Weddings bring out the best and worst aspects of human nature.
The volatile cocktail of alcohol and anticipation, tinged with excitement and regret, sparks an outpouring of heartfelt and sometimes painful emotion.
'A Few Best Men' witnesses the devastation when an English lad and an Australian girl, who meet on holiday, decide to tie the knot and bring together their dysfunctional clans from opposite sides of the world.
Cultures clash with dire consequences jeopardising the fledgling relationship before the ink has dried on the marriage certificate.
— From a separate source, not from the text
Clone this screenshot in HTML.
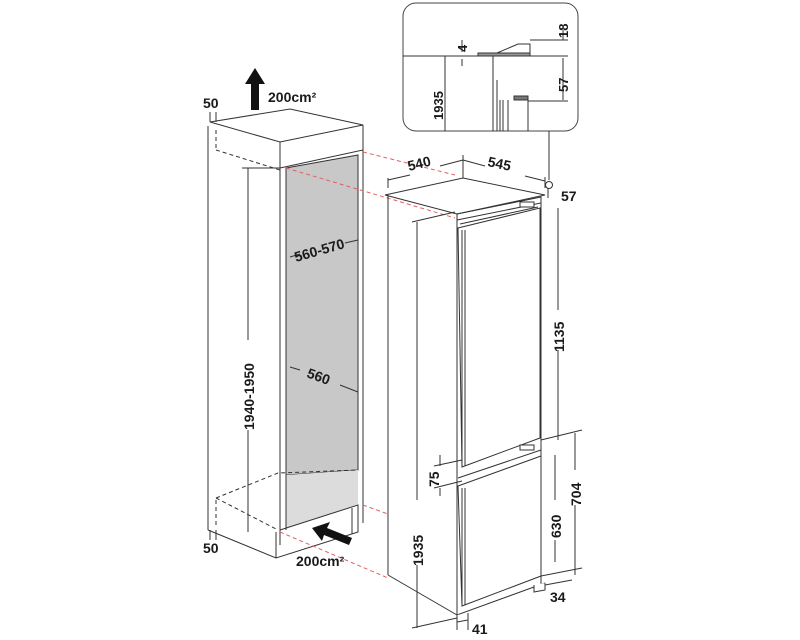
<!DOCTYPE html>
<html><head><meta charset="utf-8"><style>
html,body{margin:0;padding:0;background:#fff;}
svg{display:block;}
text{font-family:"Liberation Sans",sans-serif;font-weight:bold;fill:#1a1a1a;}
</style></head><body>
<svg width="800" height="640" viewBox="0 0 800 640" xmlns="http://www.w3.org/2000/svg">
<g stroke="#333" stroke-width="1" fill="none">
<!-- inset -->
<rect x="403" y="3" width="175" height="128" rx="13" fill="#fff" stroke="#444"/>
<line x1="403" y1="56" x2="495" y2="56"/>
<line x1="445" y1="56" x2="445" y2="131"/>
<rect x="478" y="53" width="52" height="3" fill="#999"/>
<path d="M497 53 L518 44 L530 44 L530 56"/>
<line x1="530" y1="40" x2="568" y2="40"/>
<line x1="530" y1="56" x2="568" y2="56"/>
<line x1="528" y1="101" x2="568" y2="101"/>
<line x1="493" y1="56" x2="493" y2="131"/>
<line x1="497" y1="80" x2="497" y2="131"/>
<line x1="500" y1="100" x2="500" y2="131"/>
<line x1="503" y1="100" x2="503" y2="131"/>
<line x1="508" y1="100" x2="508" y2="131"/>
<line x1="528" y1="100" x2="528" y2="131"/>
<rect x="514" y="96" width="14" height="4" fill="#777"/>
<line x1="462" y1="40" x2="462" y2="52"/><line x1="462" y1="59" x2="462" y2="66"/>
<line x1="563" y1="30" x2="563" y2="40"/><line x1="563" y1="58" x2="563" y2="100"/>
<line x1="549" y1="131" x2="549" y2="180"/>
<circle cx="549" cy="185" r="3.5"/>

<!-- cabinet -->
<path d="M208 126 L208 530"/>
<path d="M216 130 L216 150 M216 500 L216 528" stroke-dasharray="4 3"/>
<path d="M210 122 L290 109 L363 125 L280 142 Z" fill="#fff"/>
<path d="M280 142 L280 168 L363 150 L363 125"/>
<path d="M216 150 L280 170" stroke-dasharray="4 3"/>
<path d="M286 168 L358 155 L358 470 L286 475 Z" fill="#c8c8c8"/>
<path d="M286 475 L358 470 L358 505 L286 528 Z" fill="#dcdcdc" stroke="none"/>
<line x1="280" y1="168" x2="280" y2="545"/>
<line x1="286" y1="168" x2="286" y2="530"/>
<line x1="363" y1="150" x2="363" y2="523"/>
<path d="M216 498 L278 473 L358 470" stroke-dasharray="4 3"/>
<path d="M216 498 L278 530" stroke-dasharray="4 3"/>
<path d="M208 530 L276 558 L358 532 L358 505 L280 530"/>
<line x1="276" y1="558" x2="276" y2="532"/>
<line x1="352" y1="508" x2="352" y2="534"/>
<!-- red dashed -->
<g stroke="#e06060" stroke-dasharray="4 3">
<line x1="363" y1="152" x2="455" y2="175"/>
<line x1="286" y1="168" x2="455" y2="218"/>
<line x1="363" y1="505" x2="388" y2="514"/>
<line x1="280" y1="532" x2="388" y2="578"/>
</g>
<!-- cabinet dims -->
<line x1="248" y1="168" x2="248" y2="340"/><line x1="248" y1="430" x2="248" y2="532"/>
<line x1="242" y1="168" x2="280" y2="168"/>
<line x1="290" y1="257" x2="300" y2="254"/><line x1="345" y1="243" x2="358" y2="240"/>
<line x1="290" y1="367" x2="300" y2="370"/><line x1="340" y1="385" x2="358" y2="392"/>
<line x1="210" y1="112" x2="210" y2="122"/><line x1="216" y1="112" x2="216" y2="122"/>
<line x1="210" y1="530" x2="210" y2="540"/><line x1="216" y1="530" x2="216" y2="540"/>

<!-- fridge -->
<path d="M385 195 L463 178 L545 195 L457 214 Z" fill="#fff"/>
<line x1="388" y1="195" x2="388" y2="575"/>
<line x1="457" y1="214" x2="457" y2="615"/>
<line x1="541" y1="197" x2="541" y2="585"/>
<path d="M388 575 L457 615 L545 583"/>
<path d="M457 214 L541 197 L541 203 L457 220"/>
<path d="M460 224 L538 207"/>
<path d="M458 228 L540 208 L540 438 L462 467 Z" fill="#fff"/>
<line x1="462" y1="230" x2="462" y2="467"/><line x1="465" y1="230" x2="465" y2="466"/>
<path d="M458 478 L541 450"/>
<path d="M458 486 L541 456 L541 576 L462 606 Z" fill="#fff"/>
<line x1="462" y1="488" x2="462" y2="606"/><line x1="465" y1="488" x2="465" y2="605"/>
<rect x="520" y="202" width="14" height="5" fill="#fff"/>
<rect x="520" y="445" width="14" height="5" fill="#fff"/>
<path d="M534 585 L534 592 L545 590 L545 583" fill="#fff"/>
<path d="M457 615 L457 622 L468 620 L468 613" fill="#fff"/>
<!-- fridge dims -->
<line x1="388" y1="188" x2="388" y2="178"/><line x1="388" y1="180" x2="410" y2="175"/>
<line x1="440" y1="166" x2="463" y2="160"/><line x1="463" y1="155" x2="463" y2="178"/>
<line x1="463" y1="160" x2="485" y2="166"/><line x1="525" y1="176" x2="545" y2="181"/>
<line x1="545" y1="177" x2="545" y2="188"/>
<line x1="417" y1="222" x2="417" y2="500"/><line x1="417" y1="565" x2="417" y2="628"/>
<line x1="412" y1="222" x2="455" y2="212"/>
<line x1="412" y1="628" x2="457" y2="618"/>
<line x1="558" y1="208" x2="558" y2="310"/><line x1="558" y1="350" x2="558" y2="440"/>
<line x1="575" y1="433" x2="575" y2="470"/><line x1="575" y1="505" x2="575" y2="575"/>
<line x1="555" y1="455" x2="555" y2="500"/><line x1="555" y1="540" x2="555" y2="562"/>
<line x1="541" y1="440" x2="582" y2="430"/><line x1="541" y1="576" x2="582" y2="568"/>
<line x1="545" y1="585" x2="572" y2="580"/>
<line x1="440" y1="455" x2="440" y2="466"/><line x1="440" y1="488" x2="440" y2="496"/>
<line x1="434" y1="466" x2="462" y2="460"/><line x1="434" y1="488" x2="462" y2="481"/>
<line x1="548" y1="188" x2="548" y2="198"/>
<line x1="457" y1="618" x2="457" y2="630"/><line x1="468" y1="618" x2="468" y2="630"/>
</g>
<!-- arrows -->
<polygon points="255,68 265,84 259,84 259,110 251,110 251,84 245,84" fill="#111"/>
<polygon points="312,528 330,522 327,528 352,538 349,545 324,535 322,541" fill="#111"/>

<!-- labels -->
<text x="203" y="108" font-size="14">50</text>
<text x="203" y="553" font-size="14">50</text>
<text x="268" y="102" font-size="14">200cm²</text>
<text x="296" y="566" font-size="14">200cm²</text>
<text transform="translate(296,262) rotate(-16)" font-size="14">560-570</text>
<text transform="translate(306,377) rotate(20)" font-size="14">560</text>
<text transform="translate(254,430) rotate(-90)" font-size="14">1940-1950</text>
<text transform="translate(409,171) rotate(-14)" font-size="14">540</text>
<text transform="translate(487,166) rotate(12)" font-size="14">545</text>
<text x="561" y="201" font-size="14">57</text>
<text transform="translate(564,352) rotate(-90)" font-size="14">1135</text>
<text transform="translate(423,566) rotate(-90)" font-size="14">1935</text>
<text transform="translate(581,506) rotate(-90)" font-size="14">704</text>
<text transform="translate(561,538) rotate(-90)" font-size="14">630</text>
<text transform="translate(439,487) rotate(-90)" font-size="14">75</text>
<text x="550" y="602" font-size="14">34</text>
<text x="472" y="634" font-size="14">41</text>
<text transform="translate(467,52) rotate(-90)" font-size="13">4</text>
<text transform="translate(568,38) rotate(-90)" font-size="13">18</text>
<text transform="translate(568,92) rotate(-90)" font-size="13">57</text>
<text transform="translate(443,120) rotate(-90)" font-size="13">1935</text>
</svg>
</body></html>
Screenwriter Dean Craig, who previously penned ‘Death At A Funeral’, takes inspiration from ‘The Hangover’, condemning his four beleaguered heroes to suffer manifold indignities, including one man trying his hand – ahem – as a veterinarian to remove cocaine-filled condoms from the lower tract of a merino sheep.
There is scant rhyme or reason to many of the potty-mouthed interludes, such as one character growing a Hitler moustache, but Stephan Elliott’s film manages to milk generous laughs from the characters’ misery.
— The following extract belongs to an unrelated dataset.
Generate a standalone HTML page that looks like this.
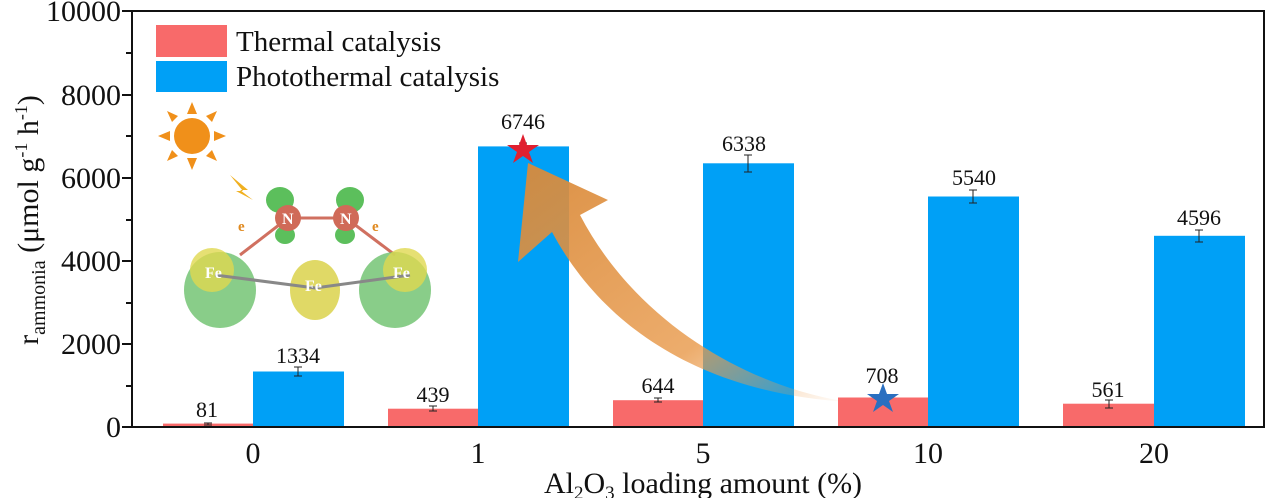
<!DOCTYPE html>
<html><head><meta charset="utf-8"><style>
html,body{margin:0;padding:0;background:#fff}
svg{display:block;font-family:"Liberation Serif","DejaVu Serif",serif}
svg text{font-family:"Liberation Serif","DejaVu Serif",serif;fill:#111}
</style></head><body>
<svg width="1268" height="498" viewBox="0 0 1268 498" xmlns="http://www.w3.org/2000/svg" font-family="Liberation Serif, DejaVu Serif, serif">
<defs>
<linearGradient id="ag" x1="1" y1="1" x2="0" y2="0">
<stop offset="0" stop-color="#f0a050" stop-opacity="0"/>
<stop offset="0.35" stop-color="#e89848" stop-opacity="0.8"/>
<stop offset="1" stop-color="#d98a3a" stop-opacity="0.95"/>
</linearGradient>
</defs>
<g fill="#f86a6a">
<rect x="163" y="423.6" width="90" height="3.4"/>
<rect x="388" y="408.7" width="90" height="18.3"/>
<rect x="613" y="400.2" width="90" height="26.8"/>
<rect x="838" y="397.5" width="90" height="29.5"/>
<rect x="1063" y="403.7" width="91" height="23.3"/>
</g>
<g fill="#00a0f6">
<rect x="253" y="371.5" width="91" height="55.5"/>
<rect x="478" y="146.4" width="91" height="280.6"/>
<rect x="703" y="163.3" width="91" height="263.7"/>
<rect x="928" y="196.5" width="91" height="230.5"/>
<rect x="1154" y="235.8" width="91" height="191.2"/>
</g>
<g stroke="#222" stroke-width="1">
<path d="M208 423v2M204 423h8M204 425h8"/>
<path d="M298 367v9M294 367h8M294 376h8"/>
<path d="M433 406v5M429 406h8M429 411h8"/>
<path d="M523 143v8M519 143h8M519 151h8"/>
<path d="M658 398v4M654 398h8M654 402h8"/>
<path d="M748 155v17M744 155h8M744 172h8"/>
<path d="M973 190v13M969 190h8M969 203h8"/>
<path d="M1199 230v12M1195 230h8M1195 242h8"/>
<path d="M1109 400v8M1105 400h8M1105 408h8"/>
</g>
<path d="M850 402 C760 390 640 330 580 215 L608 200 L528 163 L518 262 L552 232 C610 340 720 395 850 402 Z" fill="url(#ag)"/>
<polygon points="523,134 527,145 539,145 529,152 533,163 523,156 513,163 517,152 507,145 519,145" fill="#e02030"/>
<polygon points="883,383 887,394 899,394 889,401 893,412 883,405 873,412 877,401 867,394 879,394" fill="#2a6fc0"/>
<g>
<circle cx="192" cy="136" r="18" fill="#f0901a"/>
<g fill="#f0901a">
<polygon points="192,102 187,114 197,114"/><polygon points="192,170 187,158 197,158"/>
<polygon points="158,136 170,131 170,141"/><polygon points="226,136 214,131 214,141"/>
<polygon points="167,111 178,116 172,122"/><polygon points="217,111 206,116 212,122"/>
<polygon points="167,161 178,156 172,150"/><polygon points="217,161 206,156 212,150"/>
</g>
<polygon points="230,175 248,190 240,190 253,200 236,191 243,191" fill="#f0b020"/>
<ellipse cx="280" cy="200" rx="14" ry="13" fill="#5cbf5c"/>
<ellipse cx="350" cy="200" rx="14" ry="13" fill="#5cbf5c"/>
<ellipse cx="285" cy="235" rx="10" ry="9" fill="#5cbf5c"/>
<ellipse cx="345" cy="235" rx="10" ry="9" fill="#5cbf5c"/>
<path d="M288 218 L346 218 M288 218 L240 255 M346 218 L395 255" stroke="#d07060" stroke-width="3"/>
<circle cx="288" cy="218" r="13" fill="#d06a58"/><circle cx="346" cy="218" r="13" fill="#d06a58"/>
<text x="282" y="224" font-size="16" font-weight="bold" style="fill:#fff">N</text>
<text x="340" y="224" font-size="16" font-weight="bold" style="fill:#fff">N</text>
<ellipse cx="220" cy="290" rx="36" ry="38" fill="#6cc06c" opacity="0.8"/>
<ellipse cx="395" cy="290" rx="36" ry="38" fill="#6cc06c" opacity="0.8"/>
<ellipse cx="315" cy="290" rx="25" ry="30" fill="#d8d040" opacity="0.8"/>
<ellipse cx="212" cy="270" rx="22" ry="22" fill="#e0d850" opacity="0.8"/>
<ellipse cx="405" cy="270" rx="22" ry="22" fill="#e0d850" opacity="0.8"/>
<path d="M215 275 L315 288 L410 275" stroke="#888" stroke-width="3" fill="none"/>
<text x="205" y="278" font-size="16" font-weight="bold" style="fill:#fff">Fe</text>
<text x="305" y="291" font-size="16" font-weight="bold" style="fill:#fff">Fe</text>
<text x="393" y="278" font-size="16" font-weight="bold" style="fill:#fff">Fe</text>
<text x="238" y="231" font-size="15" font-weight="bold" style="fill:#e08a20">e</text>
<text x="372" y="231" font-size="15" font-weight="bold" style="fill:#e08a20">e</text>
</g>
<rect x="132" y="11" width="1132" height="416" fill="none" stroke="#111" stroke-width="2"/>
<g stroke="#111" stroke-width="2">
<path d="M122 427h10M122 344h10M122 261h10M122 178h10M122 95h10M122 11h10"/>
<path d="M126 386h6M126 303h6M126 220h6M126 136h6M126 53h6"/>
</g>
<g font-size="30" text-anchor="end">
<text x="121" y="437">0</text>
<text x="121" y="354">2000</text>
<text x="121" y="271">4000</text>
<text x="121" y="188">6000</text>
<text x="121" y="105">8000</text>
<text x="121" y="21">10000</text>
</g>
<g font-size="30" text-anchor="middle">
<text x="253" y="463">0</text>
<text x="478" y="463">1</text>
<text x="703" y="463">5</text>
<text x="928" y="463">10</text>
<text x="1154" y="463">20</text>
<text x="703" y="493">Al<tspan font-size="19" dy="6">2</tspan><tspan dy="-6">O</tspan><tspan font-size="19" dy="6">3</tspan><tspan dy="-6"> loading amount (%)</tspan></text>
</g>
<text transform="translate(38 220) rotate(-90)" font-size="30" text-anchor="middle">r<tspan font-size="20" dy="7">ammonia</tspan><tspan dy="-7"> (μmol g</tspan><tspan font-size="18" dy="-11">-1</tspan><tspan dy="11"> h</tspan><tspan font-size="18" dy="-11">-1</tspan><tspan dy="11">)</tspan></text>
<g font-size="22" text-anchor="middle">
<text x="207" y="417">81</text>
<text x="298" y="363">1334</text>
<text x="433" y="402">439</text>
<text x="523" y="129">6746</text>
<text x="658" y="393">644</text>
<text x="744" y="151">6338</text>
<text x="882" y="383">708</text>
<text x="974" y="185">5540</text>
<text x="1108" y="397">561</text>
<text x="1199" y="225">4596</text>
</g>
<rect x="156" y="25" width="71" height="32" fill="#f86a6a"/>
<rect x="156" y="61" width="71" height="31" fill="#00a0f6"/>
<text x="236" y="51" font-size="29">Thermal catalysis</text>
<text x="236" y="86" font-size="29">Photothermal catalysis</text>
</svg>
</body></html>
David (Xavier Samuel) and Mia (Laura Brent) meet on a tropical island and are instantly smitten.
They pledge themselves to each other and David returns to rain-lashed London to tell his pals the exciting news.
“You are gambling your whole life on a girl you don’t know!” despairs confirmed bachelor Tom (Kris Marshall), who believes in enjoying life and as many women as possible.
Clumsy clot Graham (Kevin Bishop) and drama queen Luke (Tim Draxl), who has just been dumped for another man, voice similar concerns.
Unperturbed, David books a flight to Australia and Tom, Graham and Luke join him on the hare-brained odyssey.
David heads straight to the in-laws and ingratiates himself to Mia’s father, Senator Jim Ramm (Jonathan Biggins), and his dutiful wife, Barbara (Olivia Newton-John).
Meanwhile, Tom, Graham and Luke make a pit-stop at the den of a tattooed drug-dealer (Steve Le Marquand) and accidentally leave with an entire stash of cocaine.
As preparations for the big day gather pace, disaster follows catastrophe and David finally cracks.
“This is supposed to be the most memorable day of my life,” he sobs.
“It probably is… in a way,” guffaws Tom.
‘A Few Best Men’ leaves logic standing at the altar as two-dimensional characters stumble from one toe-curling faux pas to the next, leaving destruction and bruised egos in their wake.
Samuel and Brent are sweet yet bland – the perfect on-screen love match – while Marshall and Bishop take it in turns to play the jester, their tomfoolery transforming Newton-John’s uptight matriarch into a fun-loving, drug-fuelled vamp.
Perennial scene stealer Rebel Wilson is also a hoot as Mia’s lesbian sister.
The finale is an almighty mess but like most weddings, once the dust and the dancefloor clears, there’s an upbeat ending for some.